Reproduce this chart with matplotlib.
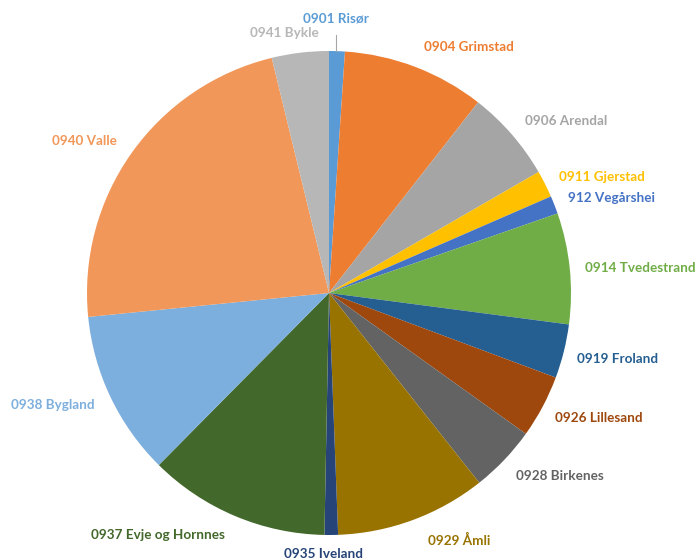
import matplotlib
matplotlib.use("Agg")
import matplotlib.pyplot as plt
import numpy as np

labels = ["0901 Risør", "0904 Grimstad", "0906 Arendal", "0911 Gjerstad", "912 Vegårshei",
          "0914 Tvedestrand", "0919 Froland", "0926 Lillesand", "0928 Birkenes", "0929 Åmli",
          "0935 Iveland", "0937 Evje og Hornnes", "0938 Bygland", "0940 Valle", "0941 Bykle"]
values = [1.05, 9.5, 6.1, 1.8, 1.2, 7.4, 3.6, 4.2, 4.45, 10.05, 0.9, 12.1, 11.0, 22.75, 3.8]
colors = ["#5B9BD5", "#ED7D31", "#A5A5A5", "#FFC000", "#4472C4", "#70AD47", "#255E91",
          "#9E480E", "#636363", "#997300", "#264478", "#43682B", "#7CAFDD", "#F1975A", "#B7B7B7"]

# label positions (layout, in pie-radius units)
label_pos = [(0.03, 1.136), (0.579, 1.017), (0.979, 0.711), (1.128, 0.479), (1.169, 0.393),
             (1.285, 0.103), (1.194, -0.273), (1.116, -0.517), (0.955, -0.756), (0.537, -1.021),
             (-0.021, -1.079), (-0.707, -1.0), (-1.14, -0.463), (-1.012, 0.628), (-0.186, 1.074)]

W, H = 697, 560
cx, cy, R = 329, 293, 242
fig = plt.figure(figsize=(W / 100, H / 100), dpi=100)
ax = fig.add_axes([0, 0, 1, 1])
ax.axis("off")

wedges, _ = ax.pie(values, colors=colors, startangle=90, counterclock=False,
                   radius=1.0, center=(0, 0), frame=False,
                   wedgeprops=dict(linewidth=0))
ax.set_xlim(-cx / R, (W - cx) / R)
ax.set_ylim(-(H - cy) / R, cy / R)
ax.set_aspect("auto")

for w, lab, col, pos in zip(wedges, labels, colors, label_pos):
    ax.text(pos[0], pos[1], lab, color=col, fontsize=9.7, fontweight="bold",
            family=["Lato", "DejaVu Sans"], ha="center", va="center")

# leader line for Risør
w0 = wedges[0]
mid = np.deg2rad((w0.theta1 + w0.theta2) / 2)
ax.plot([label_pos[0][0], label_pos[0][0]], [label_pos[0][1] - 0.07, np.sin(mid) * 1.0],
        color="#A6A6A6", linewidth=0.8)

fig.savefig("out.png", dpi=100)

☆ ☆ ☆ ☆

[Exercise requirements]:
Write out each line of the data exactly; the images should be left out.

[Task answer]:
Reproduce this chart with matplotlib.
import matplotlib
matplotlib.use("Agg")
import matplotlib.pyplot as plt
import numpy as np

labels = ["0901 Risør", "0904 Grimstad", "0906 Arendal", "0911 Gjerstad", "912 Vegårshei",
          "0914 Tvedestrand", "0919 Froland", "0926 Lillesand", "0928 Birkenes", "0929 Åmli",
          "0935 Iveland", "0937 Evje og Hornnes", "0938 Bygland", "0940 Valle", "0941 Bykle"]
values = [1.05, 9.5, 6.1, 1.8, 1.2, 7.4, 3.6, 4.2, 4.45, 10.05, 0.9, 12.1, 11.0, 22.75, 3.8]
colors = ["#5B9BD5", "#ED7D31", "#A5A5A5", "#FFC000", "#4472C4", "#70AD47", "#255E91",
          "#9E480E", "#636363", "#997300", "#264478", "#43682B", "#7CAFDD", "#F1975A", "#B7B7B7"]

# label positions (layout, in pie-radius units)
label_pos = [(0.03, 1.136), (0.579, 1.017), (0.979, 0.711), (1.128, 0.479), (1.169, 0.393),
             (1.285, 0.103), (1.194, -0.273), (1.116, -0.517), (0.955, -0.756), (0.537, -1.021),
             (-0.021, -1.079), (-0.707, -1.0), (-1.14, -0.463), (-1.012, 0.628), (-0.186, 1.074)]

W, H = 697, 560
cx, cy, R = 329, 293, 242
fig = plt.figure(figsize=(W / 100, H / 100), dpi=100)
ax = fig.add_axes([0, 0, 1, 1])
ax.axis("off")

wedges, _ = ax.pie(values, colors=colors, startangle=90, counterclock=False,
                   radius=1.0, center=(0, 0), frame=False,
                   wedgeprops=dict(linewidth=0))
ax.set_xlim(-cx / R, (W - cx) / R)
ax.set_ylim(-(H - cy) / R, cy / R)
ax.set_aspect("auto")

for w, lab, col, pos in zip(wedges, labels, colors, label_pos):
    ax.text(pos[0], pos[1], lab, color=col, fontsize=9.7, fontweight="bold",
            family=["Lato", "DejaVu Sans"], ha="center", va="center")

# leader line for Risør
w0 = wedges[0]
mid = np.deg2rad((w0.theta1 + w0.theta2) / 2)
ax.plot([label_pos[0][0], label_pos[0][0]], [label_pos[0][1] - 0.07, np.sin(mid) * 1.0],
        color="#A6A6A6", linewidth=0.8)

fig.savefig("out.png", dpi=100)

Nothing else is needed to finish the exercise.